Measurements used in the review articles

The findings align with the previous studies (Alemdag & Cagiltay, 2018 ; Mutlu-Bayraktar et al., 2019 ). For example, Mutlu-Bayraktar et al. ( 2019 ) stated that prior knowledge was measured in nearly half of the review studies focusing on cognitive load in the multimedia learning research. After prior knowledge, the retention test, transfer test, and achievement test were the most preferred tests to measure the learning outcomes. However, the number of studies measuring motivation in multimedia learning research is less than expected. Since motivation has an essential role in the learning process (Mayer, 2014 ), the researchers need to examine the motivation factor in the learning process in their further research.

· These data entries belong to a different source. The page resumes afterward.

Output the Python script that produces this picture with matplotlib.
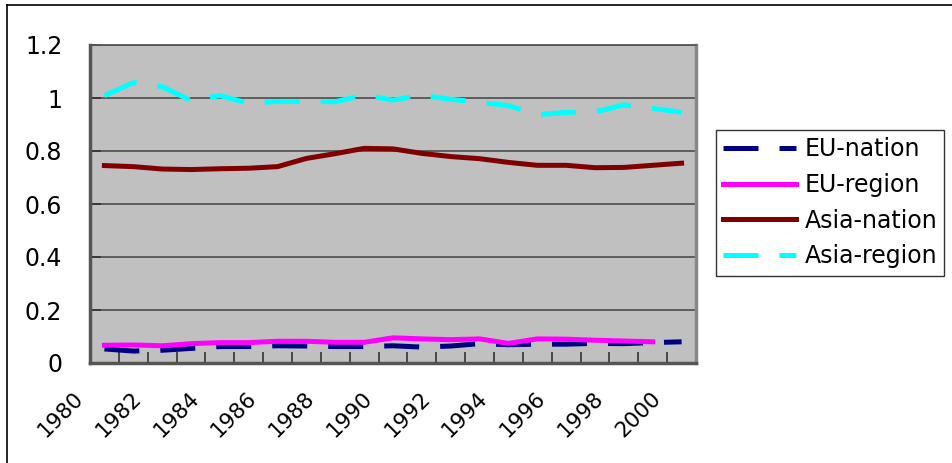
import matplotlib.pyplot as plt
from matplotlib.lines import Line2D
from matplotlib.transforms import ScaledTranslation

years = list(range(1980, 2001))
eu_nation = [0.053, 0.045, 0.048, 0.055, 0.062, 0.062, 0.065, 0.064, 0.062, 0.062, 0.065,
             0.060, 0.064, 0.073, 0.069, 0.071, 0.071, 0.074, 0.073, 0.077, 0.080]
eu_region = [0.067, 0.068, 0.065, 0.073, 0.077, 0.077, 0.082, 0.082, 0.078, 0.078, 0.095,
             0.091, 0.088, 0.091, 0.074, 0.091, 0.090, 0.086, 0.083, 0.080]
asia_nation = [0.745, 0.741, 0.732, 0.730, 0.733, 0.735, 0.741, 0.772, 0.790, 0.810, 0.808,
               0.791, 0.779, 0.771, 0.757, 0.746, 0.746, 0.737, 0.738, 0.746, 0.754]
asia_region = [1.009, 1.058, 1.043, 0.990, 1.009, 0.980, 0.987, 0.987, 0.986, 1.011, 0.992,
               1.011, 0.995, 0.984, 0.971, 0.937, 0.946, 0.948, 0.974, 0.961, 0.946]
y_ticks = [0, 0.2, 0.4, 0.6, 0.8, 1, 1.2]
y_labels = ["0", "0.2", "0.4", "0.6", "0.8", "1", "1.2"]

fig = plt.figure(figsize=(9.52, 4.63), dpi=100)
ax = fig.add_axes([90 / 952, 1 - 363 / 463, 606 / 952, 318 / 463])
ax.set_facecolor("#C0C0C0")

x = list(range(len(years)))
dash = (7, 4.2)
ax.plot(x, eu_nation, color="#000080", lw=3.6, dashes=dash, dash_capstyle="butt",
        label="EU-nation", zorder=3)
ax.plot(x[:len(eu_region)], eu_region, color="#FF00FF", lw=3.6, label="EU-region", zorder=4)
ax.plot(x, asia_nation, color="#800000", lw=3.6, label="Asia-nation", zorder=3)
ax.plot(x, asia_region, color="#00FFFF", lw=3.6, dashes=dash, dash_capstyle="butt",
        label="Asia-region", zorder=3)

ax.set_xlim(-0.5, len(years) - 0.5)
ax.set_ylim(0, 1.2)
ax.set_yticks(y_ticks)
ax.set_yticklabels(y_labels, fontsize=17)
for v in y_ticks[1:]:
    ax.axhline(v, color="#555555", lw=1.3, zorder=1)

ax.set_xticks([i - 0.5 for i in range(1, len(years) + 1)], minor=True)
ax.tick_params(axis="x", which="minor", direction="in", length=8, width=1.2, color="#333333")
ax.tick_params(axis="y", direction="in", length=8, width=1.2, color="#333333", pad=20)
ax.set_xticks(x[::2])
ax.tick_params(axis="x", which="major", length=0, pad=0)
ax.set_xticklabels([str(y) for y in years[::2]], fontsize=15.5, rotation=45,
                   ha="right", va="top", rotation_mode="anchor")

for side in ["left", "bottom"]:
    ax.spines[side].set_color("#555555")
    ax.spines[side].set_linewidth(2.5)
ax.spines["right"].set_color("#888888")
ax.spines["right"].set_linewidth(2.5)
ax.spines["top"].set_color("#555555")
ax.spines["top"].set_linewidth(1.3)

leg = ax.legend(loc="upper left", bbox_to_anchor=(716 / 952, 1 - 130 / 463),
                bbox_transform=fig.transFigure, fontsize=17, frameon=True,
                fancybox=False, edgecolor="black", handlelength=3.1, handletextpad=0.35,
                labelspacing=0.5, borderpad=0.3, borderaxespad=0)
leg.get_frame().set_linewidth(1.0)

fig.add_artist(Line2D([7 / 952, 7 / 952], [0, 1 - 5 / 463], color="black", lw=1.2,
                      transform=fig.transFigure))
fig.add_artist(Line2D([7 / 952, 1], [1 - 5 / 463, 1 - 5 / 463], color="black", lw=1.2,
                      transform=fig.transFigure))

offset = ScaledTranslation(-31 / 100, -25 / 100, fig.dpi_scale_trans)
for lab in ax.get_xticklabels():
    lab.set_transform(lab.get_transform() + offset)

fig.savefig("out.png", dpi=100)
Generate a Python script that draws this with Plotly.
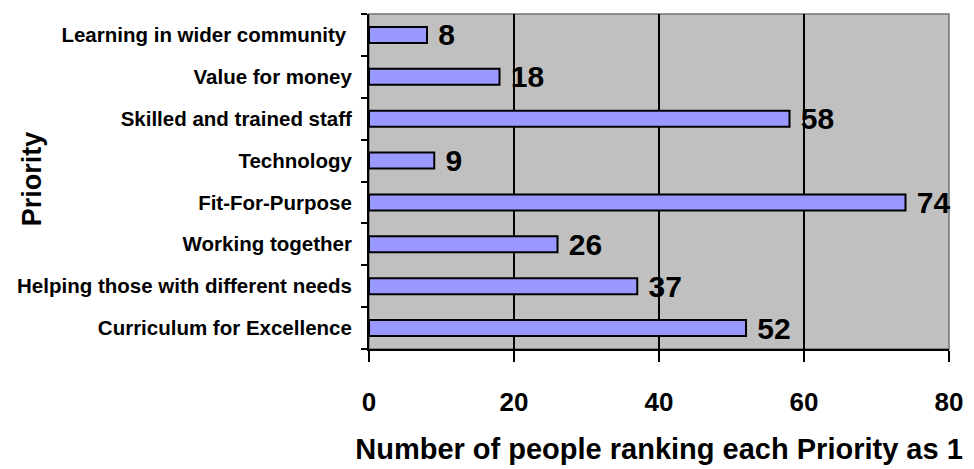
import plotly.graph_objects as go

categories = [
    "Curriculum for Excellence",
    "Helping those with different needs",
    "Working together",
    "Fit-For-Purpose",
    "Technology",
    "Skilled and trained staff",
    "Value for money",
    "Learning in wider community\u00a0",
]
counts = [52, 37, 26, 74, 9, 58, 18, 8]
x_ticks = [0, 20, 40, 60, 80]

FONT = "Liberation Sans, Arial, sans-serif"

fig = go.Figure(
    go.Bar(
        y=categories,
        x=counts,
        orientation="h",
        width=0.38,
        marker=dict(color="#9999FF", line=dict(color="black", width=2)),
        text=["\u00a0" + str(v) for v in counts],
        textposition="outside",
        textfont=dict(family=FONT, size=30, color="black", weight="bold"),
        cliponaxis=False,
        constraintext="none",
    )
)

fig.update_layout(
    width=974,
    height=469,
    margin=dict(l=369, r=25, t=14, b=120),
    paper_bgcolor="white",
    plot_bgcolor="#C0C0C0",
    showlegend=False,
    font=dict(family=FONT, color="black"),
    shapes=[
        dict(type="rect", xref="paper", yref="paper", x0=0, x1=1, y0=0, y1=1,
             line=dict(color="#707070", width=1.5), layer="below")
    ],
    annotations=[
        dict(text="Priority", textangle=-90, xref="paper", yref="paper",
             x=(32 - 369) / 580, y=0.507, xanchor="center", yanchor="middle",
             showarrow=False, font=dict(family=FONT, size=27, weight="bold", color="black"))
    ],
)

fig.update_xaxes(
    range=[0, 80],
    tickvals=x_ticks,
    showgrid=True,
    gridcolor="black",
    gridwidth=1.5,
    zeroline=False,
    showline=True,
    linecolor="black",
    linewidth=2,
    ticks="outside",
    ticklen=11,
    tickwidth=2,
    tickcolor="black",
    ticklabelstandoff=18,
    automargin=False,
    tickfont=dict(family=FONT, size=26, weight="bold"),
    title=dict(text="Number of people ranking each Priority as 1",
               font=dict(family=FONT, size=29, weight="bold"), standoff=22),
)

fig.update_yaxes(
    showgrid=False,
    zeroline=False,
    showline=True,
    linecolor="black",
    linewidth=2,
    ticks="outside",
    tickson="boundaries",
    ticklen=6,
    tickwidth=2,
    tickcolor="black",
    ticklabelstandoff=11,
    automargin=False,
    tickfont=dict(family=FONT, size=20.5, weight="bold"),
)

fig.write_html("out.html")
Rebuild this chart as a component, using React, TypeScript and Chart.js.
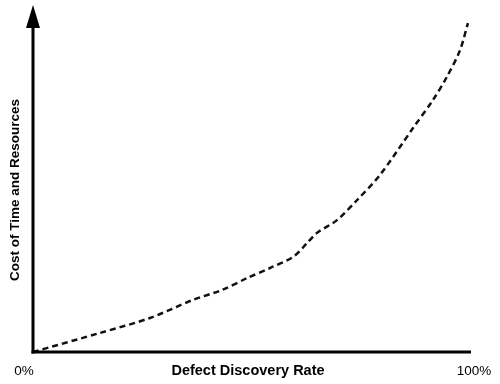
import React, { useEffect, useRef } from "react";
import { Chart, registerables } from "chart.js";

Chart.register(...registerables);

// Defect discovery rate (%) and relative cost (0-100)
const discoveryRate = [0, 15.3, 26.7, 36.5, 43.2, 48.9, 54.1, 59.4, 62.6, 64.8, 69.4, 74.0, 79.2, 86.8, 91.3, 94.5, 97.5, 99.3];
const costValues = [0, 5.5, 9.8, 15.0, 17.9, 21.3, 24.2, 27.4, 31.4, 34.3, 38.0, 43.8, 51.0, 64.6, 72.6, 79.3, 87.0, 94.8];
const xTickLabels = ["0%", "100%"];
const xTitle = "Defect Discovery Rate";
const yTitle = "Cost of Time and Resources";

const FONT = "'Liberation Sans', Arial, Helvetica, sans-serif";

const axesPlugin = {
  id: "customAxes",
  afterDraw(chart: any) {
    const { ctx, chartArea } = chart;
    const { left, right, top, bottom } = chartArea;
    ctx.save();
    ctx.strokeStyle = "#000";
    ctx.fillStyle = "#000";
    ctx.lineWidth = 3;
    // x axis
    ctx.beginPath();
    ctx.moveTo(left - 1.5, bottom);
    ctx.lineTo(right, bottom);
    ctx.stroke();
    // y axis
    ctx.beginPath();
    ctx.moveTo(left, bottom + 1.5);
    ctx.lineTo(left, top + 20);
    ctx.stroke();
    // arrow head
    ctx.beginPath();
    ctx.moveTo(left, top);
    ctx.lineTo(left - 7, top + 23);
    ctx.lineTo(left + 7, top + 23);
    ctx.closePath();
    ctx.fill();

    // tick labels
    ctx.font = `13.5px ${FONT}`;
    ctx.textBaseline = "middle";
    ctx.textAlign = "center";
    ctx.fillText(xTickLabels[0], left - 9, bottom + 19);
    ctx.fillText(xTickLabels[1], right + 3, bottom + 19);

    // x title
    ctx.font = `bold 14.5px ${FONT}`;
    ctx.fillText(xTitle, 248, bottom + 19);

    // y title
    ctx.font = `bold 13.5px ${FONT}`;
    ctx.translate(left - 18, 190);
    ctx.rotate(-Math.PI / 2);
    ctx.fillText(yTitle, 0, 0);
    ctx.restore();
  },
};

export default function App() {
  const ref = useRef<HTMLCanvasElement>(null);
  useEffect(() => {
    if (!ref.current) return;
    const chart = new Chart(ref.current, {
      type: "line",
      data: {
        datasets: [
          {
            data: discoveryRate.map((x, i) => ({ x, y: costValues[i] })),
            borderColor: "#111",
            borderWidth: 2.5,
            borderDash: [6, 4],
            pointRadius: 0,
            tension: 0.3,
            fill: false,
            clip: false as any,
          },
        ],
      },
      options: {
        responsive: false,
        animation: false,
        layout: { padding: { left: 33, right: 29, top: 5, bottom: 32 } },
        plugins: { legend: { display: false }, tooltip: { enabled: false } },
        scales: {
          x: { type: "linear", min: 0, max: 100, display: false },
          y: { min: 0, max: 100, display: false },
        },
      },
      plugins: [axesPlugin],
    });
    return () => chart.destroy();
  }, []);
  return (
    <div style={{ position: "fixed", left: 0, top: 0, width: 500, height: 384, background: "#fff" }}>
      <canvas ref={ref} width={500} height={384} />
    </div>
  );
}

Assessment of the cognitive load was categorized by Brunken et al. ( 2003 ) in two dimensions: objectivity (subjective or objective) and causal relationship (direct or indirect). Objectivity refers to distinguishing between self-reporting or observing performance objectively. A causal relationship indicates whether there is a direct relationship between examined phenomena and cognitive load. For example, mental effort is considered indirect and subjective, whereas perceived difficulty is measured directly and subjectively. As shown in Fig.  3 , most studies preferred subjective measurements (e.g., mental effort, difficulty) or indirect objective measurements (e.g., learning outcomes, eye-tracking, study time). However, there is a lack of research using direct and objective methods to measure the cognitive load, such as brain activity measures (e.g., fMRI) or dual-task performance. Mayer ( 2001 ) also supports that multimedia learning research is often based on a subjective and indirect assessment process, such as recall, comprehension, retention, and transfer tests. For this reason, the current research recommends that further research should use more direct and objective measurements to overcome many weaknesses of other indirect and subjective methods.

Subject matters

There were eighty-six different subject matters used in the review studies, but only the first ten subject matters are displayed in Fig.  4 . Review results show that researchers preferred the lightning formation topic most frequently in their studies (n = 17), followed by language learning (n = 15), authoring tool (n = 8), and braking (n = 3). The authoring tools are products used for composing, editing and managing multimedia objects such as Adobe Flash, Adobe Illustrator, Dreamweaver, and Camtasia software. In the studies choosing the authoring tools as a subject matter, instructors taught participants their properties, such as drawing with Illustrator’s pen tool or adding effects and styles to the images. Some subject matters were used more frequently than others, such as lightning, brakes, and pumps, because they were used initially when the CTML was shaped (Mayer, 2017 ). For this reason, many researchers have adopted the same topics to test multimedia learning principles with different contexts or conditions.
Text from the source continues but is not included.